漫画家のさかもと未明さん(47)が飛行機内で泣き続ける乳児に我慢できず、乳児の母親などにクレームをつけたことが論議となっている。さかもとさんは「もう少し大きくなるまで飛行機に乗せてはいけません」と母親を諭したというが、引っ越しなどやむを得ず乳児を飛行機に乗せなければいけない場合もある。また、「気圧の変化など大人でもつらいのに乳児は大丈夫?」との指摘も親にとっては気になるところ。乳児のことを考えれば飛行機には乗せない方がいいのだろうか。
ガスでおなか膨張
雑誌『Voice』の12月号にさかもとさんが寄せた原稿によると、泣き叫ぶ乳児に腹を立てたのは愛媛・松山から羽田空港に向かう飛行機内。1歳くらいの乳児が離陸直後から泣き叫び通し、客室乗務員と母親があやしても泣きやむ気配はなかった。機内で乳児が泣きやまないことは珍しくなく、同様の経験をした人も多いのではないだろうか。
群馬県立小児医療センター新生児科第二内科の丸山憲一部長は「飛行機に乗ることは赤ちゃんにとってあまり快適とはいえない」と指摘し、その理由に気圧や気温の変化を挙げる。
離陸時に耳痛や耳鳴りを経験したことのある人は少なくないが、これは機内の気圧が急激に下がることで耳の外と中に気圧差が生じるためだ。大人の場合、つばを飲み込むなど無意識にあごを動かすことで気圧調整しているが、乳児はこれが上手にできない。
また、気圧の変化で胃や腸の中のガスが膨張し、おなかが張りやすくなる。「一般に赤ちゃんは大人に比べて胃や腸の中のガスが多い。大人より不快感が高い可能性があり、それで不機嫌になっているのかもしれない」と丸山部長。
さらに機内は、常に「ゴー」という騒音がある▽寒い▽自分の好きな姿勢が取りにくい▽動けない▽大勢の人が狭い空間に閉じ込められている状況の不安-など日常とは異なることがストレスとなっている可能性もある。
疲れて眠らせる
こうした状況を考えると乳児が泣くのは仕方ないことだが、対処法がないわけではない。離陸直後など気圧の変化による耳痛・耳鳴りが原因で泣いている場合は、母乳やミルク、水などを飲ませる。

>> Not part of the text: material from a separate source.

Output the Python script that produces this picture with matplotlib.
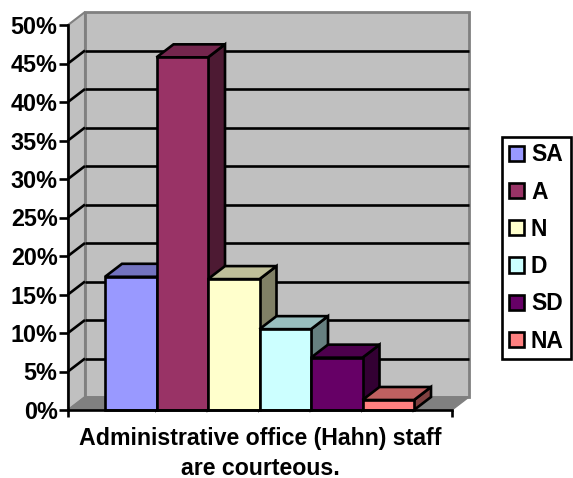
import matplotlib
matplotlib.use('Agg')
import matplotlib.pyplot as plt
from matplotlib.patches import Polygon, Patch
from matplotlib.colors import to_rgb

plt.rcParams['font.family'] = ['Liberation Sans', 'DejaVu Sans']
plt.rcParams['font.weight'] = 'bold'

# data
categories = ['SA', 'A', 'N', 'D', 'SD', 'NA']
values = [17.3, 45.8, 17.0, 10.5, 6.8, 1.3]
colors = ['#9999FF', '#993366', '#FFFFCC', '#CCFFFF', '#660066', '#FF8080']
y_ticks = [0, 5, 10, 15, 20, 25, 30, 35, 40, 45, 50]
y_labels = ['0%', '5%', '10%', '15%', '20%', '25%', '30%', '35%', '40%', '45%', '50%']
x_label = 'Administrative office (Hahn) staff\nare courteous.'

W, H = 573, 478
LW = 1.9
fig = plt.figure(figsize=(W / 100, H / 100), dpi=100)

# front plane of the fake 3d box, in pixels
left, right, top, bottom = 68, 452, 25, 410
ax = fig.add_axes([left / W, 1 - bottom / H, (right - left) / W, (bottom - top) / H])

bar_px = 51.5
x_min = (left - 105) / bar_px
x_max = (right - 105) / bar_px
ax.set_xlim(x_min, x_max)
ax.set_ylim(0, 50)

# depth of the box in data units
dx = 17 / bar_px
dy = 13 / (385 / 50)


def shade(c, f):
    return tuple(v * f for v in to_rgb(c))


def face(pts, fc, ec='black', lw=LW, z=1):
    ax.add_patch(Polygon(pts, closed=True, fc=fc, ec=ec, lw=lw, zorder=z,
                         clip_on=False, joinstyle='miter'))


# walls and floor
face([(x_min + dx, dy), (x_max + dx, dy), (x_max + dx, 50 + dy), (x_min + dx, 50 + dy)],
     '#C0C0C0', '#808080', 2.0)
face([(x_min, 0), (x_min + dx, dy), (x_min + dx, 50 + dy), (x_min, 50)],
     '#C0C0C0', '#808080', 1.5)
face([(x_min, 0), (x_max, 0), (x_max + dx, dy), (x_min + dx, dy)],
     '#808080', '#808080', 1.0)

# grid on back wall and side wall
for t in y_ticks[1:-1]:
    ax.plot([x_min + dx, x_max + dx], [t + dy, t + dy], color='black', lw=LW, zorder=2,
            clip_on=False, solid_capstyle='butt')
    ax.plot([x_min, x_min + dx], [t, t + dy], color='black', lw=LW, zorder=2,
            clip_on=False, solid_capstyle='butt')

# bars, left to right so that each one overlaps the side of the previous
for i, (v, c) in enumerate(zip(values, colors)):
    x0, x1 = i, i + 1
    z = 3 + i
    face([(x1, 0), (x1 + dx, dy), (x1 + dx, v + dy), (x1, v)], shade(c, 0.5), z=z)
    face([(x0, v), (x1, v), (x1 + dx, v + dy), (x0 + dx, v + dy)], shade(c, 0.75), z=z)
    ax.bar(x0, v, width=1, align='edge', color=c, edgecolor='black', linewidth=LW,
           zorder=z, clip_on=False)

for s in ['top', 'right']:
    ax.spines[s].set_visible(False)
for s in ['left', 'bottom']:
    ax.spines[s].set_linewidth(LW)
    ax.spines[s].set_zorder(20)

ax.set_yticks(y_ticks)
ax.set_yticklabels(y_labels, fontsize=16.8, fontweight='bold')
ax.tick_params(axis='y', length=6.5, width=LW, pad=1)
ax.set_xticks([x_min, x_max])
ax.set_xticklabels(['', ''])
ax.tick_params(axis='x', length=5, width=LW)
ax.set_xlabel(x_label, fontsize=16.7, fontweight='bold', labelpad=3.5, linespacing=1.38)
ax.patch.set_visible(False)

handles = [Patch(fc=c, ec='black', lw=LW, label=n) for n, c in zip(categories, colors)]
leg = fig.legend(handles=handles, loc='center', bbox_to_anchor=(536.5 / W, 1 - 248 / H),
                 fontsize=16.5, frameon=True, fancybox=False, edgecolor='black', framealpha=1,
                 handlelength=0.65, handleheight=0.65, handletextpad=0.3,
                 labelspacing=0.62, borderpad=0.3, borderaxespad=0)
leg.get_frame().set_linewidth(LW)
for t in leg.get_texts():
    t.set_fontweight('bold')

fig.savefig('out.png', dpi=100)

それ以外の理由で泣いている場合、6カ月未満の乳児ならば、母乳やミルクを与える、抱っこしてあやすなどするといい。
ただ、さかもとさんが遭遇した1歳ぐらいの乳児の場合、母乳や抱っこでは効果がない可能性もある。飛行機に乗ってから何かをするより、搭乗後に疲れて寝てしまうように搭乗前に時間調整をして遊んであげるなどの工夫も必要だ。
年末年始にかけて、帰省などで飛行機も家族連れが増える。保護者は機内で乳児が快適に過ごせるような工夫をし、また、乗り合わせた人は「赤ちゃんは泣くのが仕事」ぐらいに思って見守ってあげてはどうだろう。
■睡眠薬はだめ、副作用の恐れ
さかもとさんは、医師である夫の意見として「子供の健康に害のない抗アレルギー剤などその子にあった眠気を誘う薬を用いるなどの工夫はできるかも」とし、遠足バスで酔い止め薬を飲むのと同様にマナーとして薬の利用を提案している。
市販の睡眠薬には抗アレルギー薬として使われてきた成分が入っているものもある。ただ、15歳未満の子供への服用は禁止だ。丸山部長も「赤ちゃんに睡眠薬を飲ませた場合、無呼吸などの重大な副作用を起こす危険がある。飛行機に乗るために飲ませるのは医師としてお勧めできない」と話している。